LAWRENCE — Award-winning 1983 University of Kansas School of Engineering graduate Ronaldo “Nick” Nicholson, who has led some of the most prominent bridge and highway projects in the shadow of our nation’s capital, returns to campus this month to lecture on “Engineering as a Profession.”
As vice president and Mid-Atlantic Region manager for Parsons Transportation Group in Washington, D.C., Nicholson specializes in helping clients deliver transportation infrastructure mega projects and programs. He will share his insights for success at 2:30 p.m. Oct. 26 in Spahr Classroom of Eaton Hall for the seventh annual J.A. Tiberti Family Lecture.
“Our profession is a noble one, one that has helped advance civilization throughout the centuries,” Nicholson said. “What are the thresholds for excellence? How do you know you’re doing everything you can do to achieve them?”
Nicholson will focus especially on three “E's” — expectations, ethics and excellence.
“It is important for today’s students to know whether they go into the public sector or the private sector, what those different sectors will expect from them and how they should react — what things they should be looking for in the early stages of their careers,” he said. “The work doesn’t stop when you have the credentials and your degree — you have to continue the hard work and be true to the profession.”
Nicholson earned his bachelor's degree in civil engineering from KU and later his master’s degree in structural engineering from George Washington University in Washington, D.C.
His career has included work in the public and private sectors. At Parsons, he is responsible for projects and pursuits in the District of Columbia, Maryland, Virginia and Delaware. Prior to that, he served as deputy director/chief engineer for Washington, D.C.’s Department of Transportation, overseeing hundreds of employees and multibillion dollar infrastructure projects that were some of the largest in the city’s history.
Earlier in his career, Nicholson was the transportation program director for the Northern Virginia District of the Virginia Department of Transportation.
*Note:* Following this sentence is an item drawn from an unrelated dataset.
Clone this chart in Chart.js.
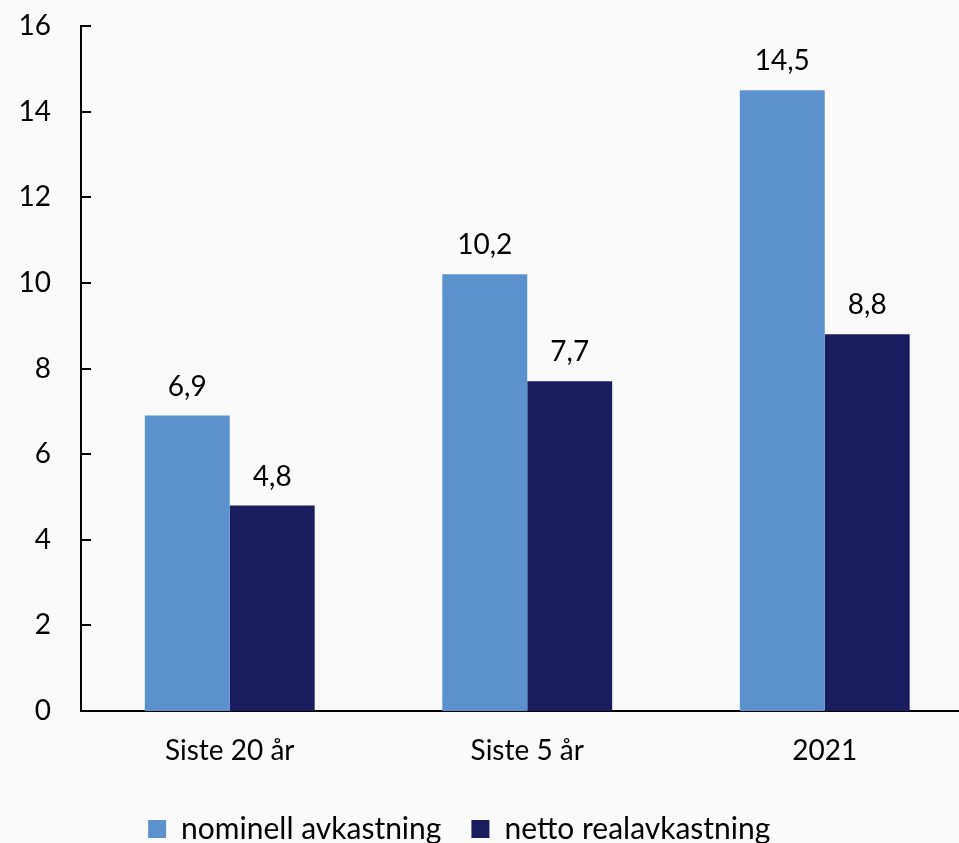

He helped VDOT earn several honors, including the 2008 ASCE Outstanding Projects and Leaders Award (OPAL Award), the 2008 American Association of State Highway and Transportation Officials America Transportation Award and the 2009 International Bridge Conference Gustav Lindenthal Medal.
In 2010 the American Association of State Highway and Transportation Officials awarded him as a “Trailblazer in Civil Rights.”
Nicholson credits KU with helping prepare him for success in a challenging career.
“For me, it was being in a diverse situation,” he said of his time at KU. “I came from East St. Louis, Illinois, and it was the first time I was around people who weren’t like me. It gave me the opportunity to see different races, religions, classes of people. There are a lot of similarities, and you shouldn’t shy away from the differences.”
Coming back to campus is a source of pride for Nicholson, and he intends to offer some wisdom to today’s students.
“It’s an honor to walk Learned Hall again and to tell folks that 30 years ago I was just like them — making some lifelong friends and, what I didn’t know then, getting some basic educational tools that can take you far in this complex world,” he said.
The Tiberti Lecture was begun in 2011 through a contribution from members of the Tiberti family to the KU Department of Civil, Environmental & Architectural Engineering. Speakers focus on ethics, ingenuity, entrepreneurship and issues for the education, personal growth and professional development benefit of students.